We left Kathmandu on March 21 and traveled for 20 hours to Basantapur before trekking for 13 days through a beautiful unspoiled region of Nepal to our Base Camp at Pang Pema (5000m). The team started work on the climb immediately, although Paul was forced to descend for a while due to serious altitude sickness. We climbed the Czech Route on the north face using a lightweight approach with no porters above Base Camp and no supplementary oxygen. We established fixed camps at 5800 meters and 6800 meters with a temporary acclimatization camp at 5400 meters. We dug a snow cave for Camp II at 6800 meters to avoid heavy spindrift avalanching off the Rock Band.
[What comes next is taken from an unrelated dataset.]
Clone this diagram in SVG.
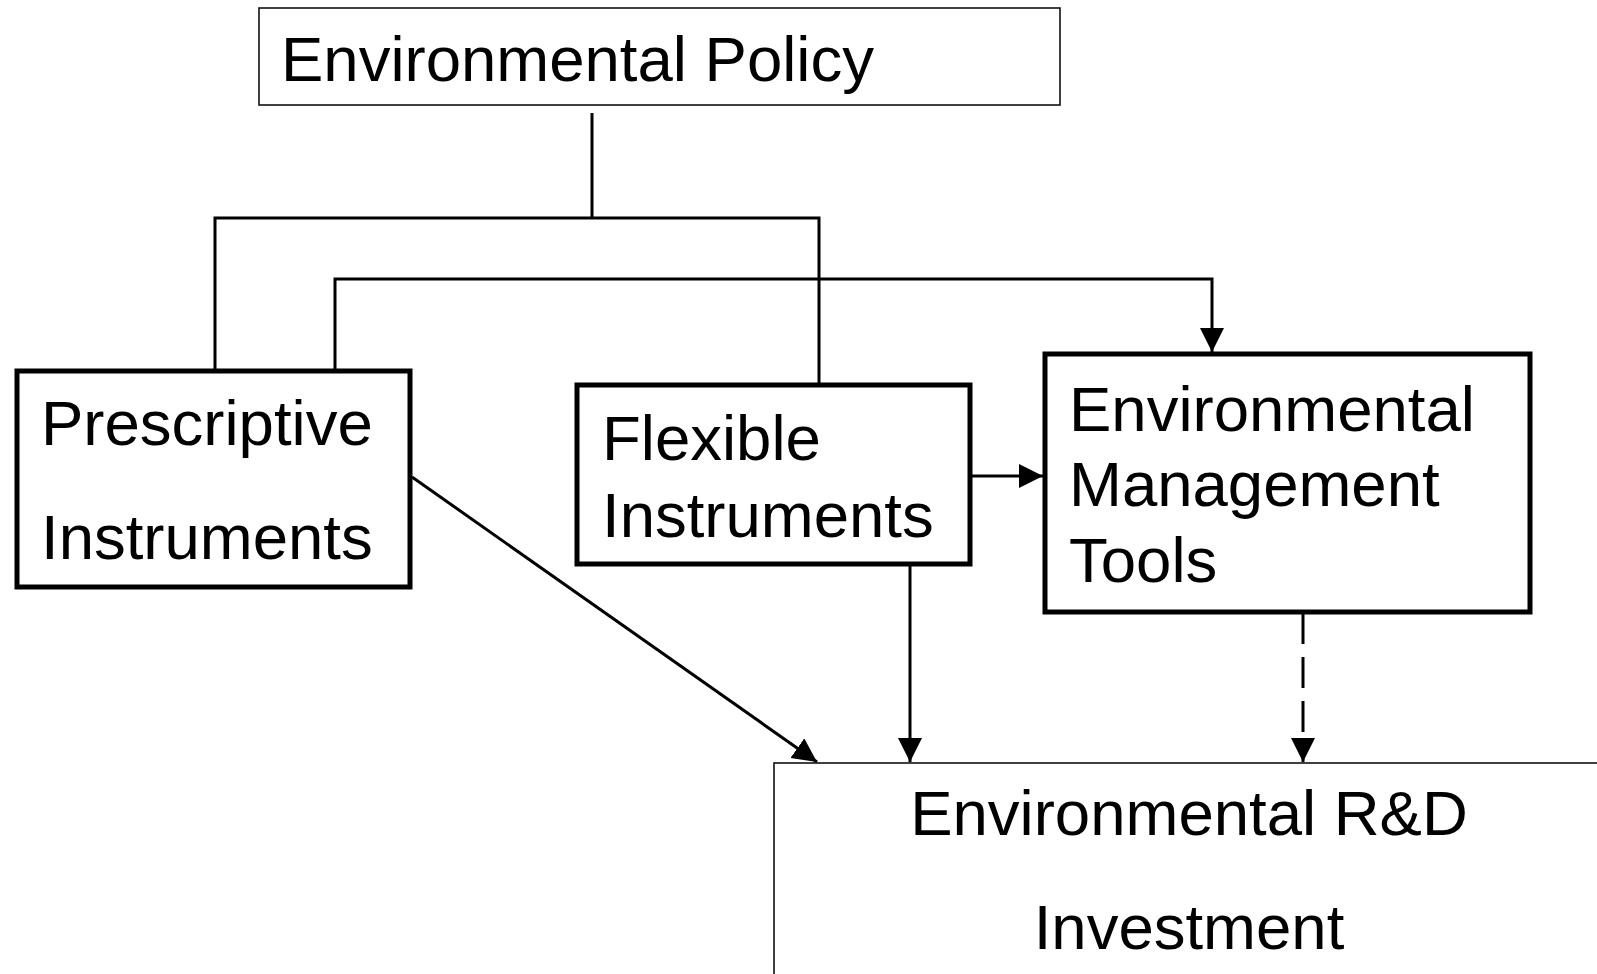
<svg xmlns="http://www.w3.org/2000/svg" width="1597" height="974" viewBox="0 0 1597 974">
  <style>
    .label { font-family: "Liberation Sans", Arial, sans-serif; font-size: 63.5px; fill: #000; }
    .thin { fill: #fff; stroke: #111; stroke-width: 1.6; }
    .thick { fill: #fff; stroke: #000; stroke-width: 5; }
    .wire { fill: none; stroke: #000; stroke-width: 3; }
    .dashed { stroke-dasharray: 31 13; }
  </style>
  <defs>
    <marker id="arrow" markerUnits="userSpaceOnUse" markerWidth="26" markerHeight="26" refX="24" refY="12" orient="auto">
      <path d="M0,0 L24,12 L0,24 Z" fill="#000"/>
    </marker>
  </defs>
  <rect width="1597" height="974" fill="#fff"/>

  <!-- connectors -->
  <g id="connectors">
    <polyline class="wire" points="592,113 592,218"/>
    <polyline class="wire" points="215,371 215,218 819,218 819,385"/>
    <polyline class="wire" points="335,371 335,279 1212,279 1212,352" marker-end="url(#arrow)"/>
    <line class="wire" x1="970" y1="476" x2="1043" y2="476" marker-end="url(#arrow)"/>
    <line class="wire" x1="412" y1="477" x2="817" y2="762" marker-end="url(#arrow)"/>
    <line class="wire" x1="910" y1="565" x2="910" y2="762" marker-end="url(#arrow)"/>
    <line class="wire dashed" x1="1303" y1="613" x2="1303" y2="762" marker-end="url(#arrow)"/>
  </g>

  <g id="environmental-policy">
    <rect class="thin" x="259" y="8" width="801" height="97"/>
    <text class="label" x="281" y="81">Environmental Policy</text>
  </g>

  <g id="prescriptive-instruments">
    <rect class="thick" x="17" y="371" width="393" height="216"/>
    <text class="label" x="41" y="445">Prescriptive</text>
    <text class="label" x="41" y="559">Instruments</text>
  </g>

  <g id="flexible-instruments">
    <rect class="thick" x="577" y="385" width="393" height="179"/>
    <text class="label" x="602" y="460">Flexible</text>
    <text class="label" x="602" y="537">Instruments</text>
  </g>

  <g id="environmental-management-tools">
    <rect class="thick" x="1045" y="354" width="485" height="258"/>
    <text class="label" x="1069" y="431">Environmental</text>
    <text class="label" x="1069" y="506">Management</text>
    <text class="label" x="1069" y="582">Tools</text>
  </g>

  <g id="environmental-rd-investment">
    <rect class="thin" x="774" y="763" width="900" height="300"/>
    <text class="label" x="1189" y="835" text-anchor="middle">Environmental R&amp;D</text>
    <text class="label" x="1189" y="949" text-anchor="middle">Investment</text>
  </g>
</svg>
The main technical difficulties were the Ice Building at 6000 meters (150 meters of 40° blue ice) and the Rock Band (6800 - 7000m). We fixed both sections, but ropes on the Ice Building were frequently cut or buried by avalanche debris. The Rock Band was the crux of the climb with 50 meters of Grade 5 ice followed by rock pitches up to 5.9 in difficulty. It took five days to fix 400 meters of rope here.

Our first two summit attempts in late April and early May were thwarted by deep snow above the Rock Band (though we reached 7700m on the second attempt). It was frustrating to turn around with the summit in view, but our rate of ascent was too slow in such deep snow to realistically expect to reach the summit.

Paul returned home in early May, and the remaining five of us set out again in perfect weather on May 14. Our spirits plummeted when we arrived at Camp I to find that one tent had blown away, but we found it intact down a crevasse about 400 meters below camp. Conditions above the rock band were much improved, and we made good progress climbing alpine-style and pitching camps at 7400 meters and 7800 meters just beneath the Croissant rock.

Summit day dawned crisp and clear, and we left high camp between 4:30 and 5 a.m. We were distressed to pass the bodies of two Japanese climbers, who we later discovered had died on descent from the summit two days earlier. Conditions were good, but climbing at that altitude and the prior summit attempts had taken its toll on Gary, who was forced to turn around at 8450 meters. I continued on alone, passing Jonathan, Chris and Tim on their way down from the summit.

On the final summit ridge, I felt small and vulnerable knowing that one false move could send me hurtling down the south face. I reached the summit at 2:20 p.m. with mixed emotions: relief and elation at having finally made it, but disappointment not to be sharing this summit with Gary. Safely back at Base Camp, the reality of our success sunk in. Four of the team had reached the summit. Chris and Tim had climbed their first 8000er. Jonathan had now climbed the world’s five highest mountains, and I’d made the first female ascent of Kangchenjunga, the last 8000-meter peak to be climbed by a woman.